Adding Long Vietnam Theme


We believe the transformations unfolding in Vietnam are reasons to be bullish on the country’s economy and equity market.  We are therefore adding Long Vietnam to MRP’s list of themes. The ASEA ETF does not invest in Vietnamese stocks but the VanEck Vectors Vietnam ETF (VNM) does, so we will be monitoring our new theme with VNM.

 

Although China’s woes are bound to have some adverse effect on Vietnam, given that China is the largest export destination for neighboring Asian countries, the positives should outweigh the negatives. Vietnam has favorable demographics, stable politics and a strong economy that will benefit from the catalysts listed in this report.  The economy grew by 7.1% last year, making it the fastest growing in ASEAN. 

 

Moreover, DBS Bank Group predicts the Vietnamese economy could grow at an average annual rate of 6.5% over the next decade, which would result in Vietnam's GDP output exceeding that of Singapore in 10 years.
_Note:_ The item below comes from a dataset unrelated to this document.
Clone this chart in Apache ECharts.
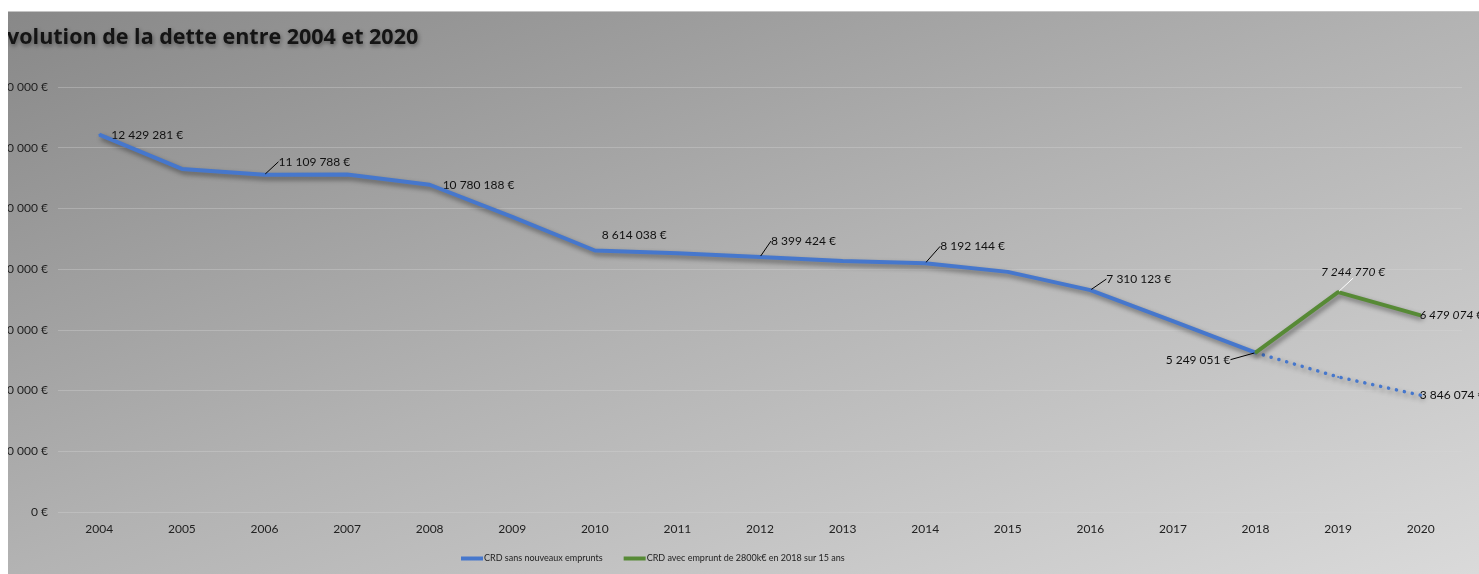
<!DOCTYPE html>
<html>
<head>
<meta charset="utf-8">
<script src="https://cdn.jsdelivr.net/npm/echarts@6/dist/echarts.min.js"></script>
<style>
  html, body { margin: 0; padding: 0; background: #ffffff; width: 1479px; height: 574px; overflow: hidden; }
  #chart {
    position: absolute; left: 8px; top: 11px; width: 1471px; height: 563px;
    border-top: 1px solid #c4c4c4; box-sizing: border-box;
    background: linear-gradient(to bottom right, #888888 0%, #b3b3b3 50%, #dadada 100%);
  }
</style>
</head>
<body>
<div id="chart"></div>
<script>
// ---- data ----
const years = ['2004','2005','2006','2007','2008','2009','2010','2011','2012','2013','2014','2015','2016','2017','2018','2019','2020'];
const crdSans = [12429281, 11300000, 11109788, 11120000, 10780188, 9720000, 8614038, 8520000, 8399424, 8270000, 8192144, 7910000, 7310123, 6290000, 5249051, null, null];
const crdSansProj = [null, null, null, null, null, null, null, null, null, null, null, null, null, null, 5249051, 4450000, 3846074];
const crdAvec = [null, null, null, null, null, null, null, null, null, null, null, null, null, null, 5249051, 7244770, 6479074];
const yTicks = [0, 2000000, 4000000, 6000000, 8000000, 10000000, 12000000, 14000000];
const seriesNames = ['CRD sans nouveaux emprunts', 'CRD avec emprunt de 2800k€ en 2018 sur 15 ans'];
const titleText = 'Évolution de la dette entre 2004 et 2020';

// ---- label placement (style, separate from data) ----
const sansLabels = {
  0:  { pos: [13, 1] },
  2:  { pos: [15, -12], line: '#000' },
  4:  { pos: [14, 1] },
  6:  { pos: [8, -14] },
  8:  { pos: [12, -15], line: '#000' },
  10: { pos: [16, -16], line: '#000' },
  12: { pos: [17, -10], line: '#000' },
  14: { pos: [-24, 8], align: 'right', line: '#000' }
};
const projLabels = { 16: { pos: [0, 1] } };
const avecLabels = {
  15: { pos: [16, -19], align: 'center', line: '#ffffff', italic: true },
  16: { pos: [0, 1], italic: true }
};

function fmt(v) {
  return String(Math.round(v)).replace(/\B(?=(\d{3})+(?!\d))/g, ' ') + ' €';
}

function buildData(values, cfg) {
  return values.map((v, i) => {
    const c = cfg[i];
    if (v == null) return null;
    if (!c) return { value: v };
    return {
      value: v,
      label: {
        show: true,
        position: c.pos,
        align: c.align || 'left',
        verticalAlign: 'middle',
        fontStyle: c.italic ? 'italic' : 'normal'
      },
      labelLine: c.line ? { show: true, lineStyle: { color: c.line, width: 1 } } : { show: false }
    };
  });
}

const BLUE = '#4677cc';
const GREEN = '#578a36';
const FONT = 'Lato';

const baseLabel = {
  show: false,
  color: '#111',
  fontFamily: FONT,
  fontSize: 12,
  formatter: p => fmt(p.value)
};
const shadow = { shadowColor: 'rgba(0,0,0,0.45)', shadowBlur: 5, shadowOffsetX: 2, shadowOffsetY: 3 };

const chart = echarts.init(document.getElementById('chart'), null, { renderer: 'canvas' });
chart.setOption({
  backgroundColor: 'transparent',
  animation: false,
  graphic: [{
    type: 'text',
    x: -13,
    y: 15,
    z: 10,
    style: {
      text: titleText,
      fontFamily: 'Open Sans', fontWeight: 'bold', fontSize: 21.5, fill: '#141414',
      verticalAlign: 'top',
      textShadowColor: 'rgba(0,0,0,0.4)', textShadowBlur: 4, textShadowOffsetX: 1, textShadowOffsetY: 2
    }
  }],
  legend: {
    data: seriesNames,
    left: 448,
    top: 537,
    icon: 'rect',
    itemWidth: 22,
    itemHeight: 4,
    itemGap: 21,
    textStyle: { fontFamily: FONT, fontSize: 9, color: '#222', padding: [0, 0, 0, -4] }
  },
  grid: { left: 50, right: 17, top: 75, bottom: 62, containLabel: false, outerBoundsMode: 'none' },
  xAxis: {
    type: 'category',
    data: years,
    boundaryGap: true,
    axisLine: { show: false },
    axisTick: { show: false },
    axisLabel: { color: '#222', fontFamily: FONT, fontSize: 12, margin: 11 }
  },
  yAxis: {
    type: 'value',
    min: yTicks[0],
    max: yTicks[yTicks.length - 1],
    interval: yTicks[1] - yTicks[0],
    axisLine: { show: false },
    axisTick: { show: false },
    axisLabel: { color: '#222', fontFamily: FONT, fontSize: 12, margin: 10, formatter: v => fmt(v) },
    splitLine: { lineStyle: { color: 'rgba(215,215,215,0.35)', width: 1 } }
  },
  series: [
    {
      name: seriesNames[0],
      type: 'line',
      data: buildData(crdSans, sansLabels),
      symbol: 'circle', symbolSize: 2, showSymbol: true,
      itemStyle: { color: BLUE },
      lineStyle: Object.assign({ color: BLUE, width: 4 }, shadow),
      label: baseLabel,
      z: 3
    },
    {
      name: 'proj',
      type: 'line',
      data: buildData(crdSansProj, projLabels),
      symbol: 'circle', symbolSize: 2, showSymbol: true,
      itemStyle: { color: BLUE },
      lineStyle: Object.assign({ color: BLUE, width: 3.5, type: [0.1, 8], cap: 'round' }, shadow),
      label: baseLabel,
      z: 2
    },
    {
      name: seriesNames[1],
      type: 'line',
      data: buildData(crdAvec, avecLabels),
      symbol: 'circle', symbolSize: 2, showSymbol: true,
      itemStyle: { color: GREEN },
      lineStyle: Object.assign({ color: GREEN, width: 4 }, shadow),
      label: baseLabel,
      z: 4
    }
  ]
});
</script>
</body>
</html>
Vietnam's economy is now worth US$224 billion (S$310 billion), about 70% of Singapore's.

 

It is indeed a sign of the country’s rise that both locals and foreigners are now looking beyond  the capital city of Hanoi in the north and the business hub of Ho Chi Minh City in the south and turning to second-tier localities. Da Nang is emerging as a hotspot for foreign direct investment. The northern port of Hai Phong is luring trade from China. The province of Binh Duong, next to Ho Chi Minh City, is becoming a prime spot for industrial production. The trend suggests that as Vietnam develops, it has a chance to spread out economic gains across the country, thus allowing for sustainable growth.

 

This is another positive for investors, as VNM, which follows the MVIS Vietnam Index, is highly levered to the Vietnamese consumer. The ETF devotes 30% of its combined weight to the consumer staples and discretionary sectors. None of VNM's holdings have market values of over $5 billion and all are considered mid-caps or small-caps. The weighted average market value of VNM's holdings is $4 billion.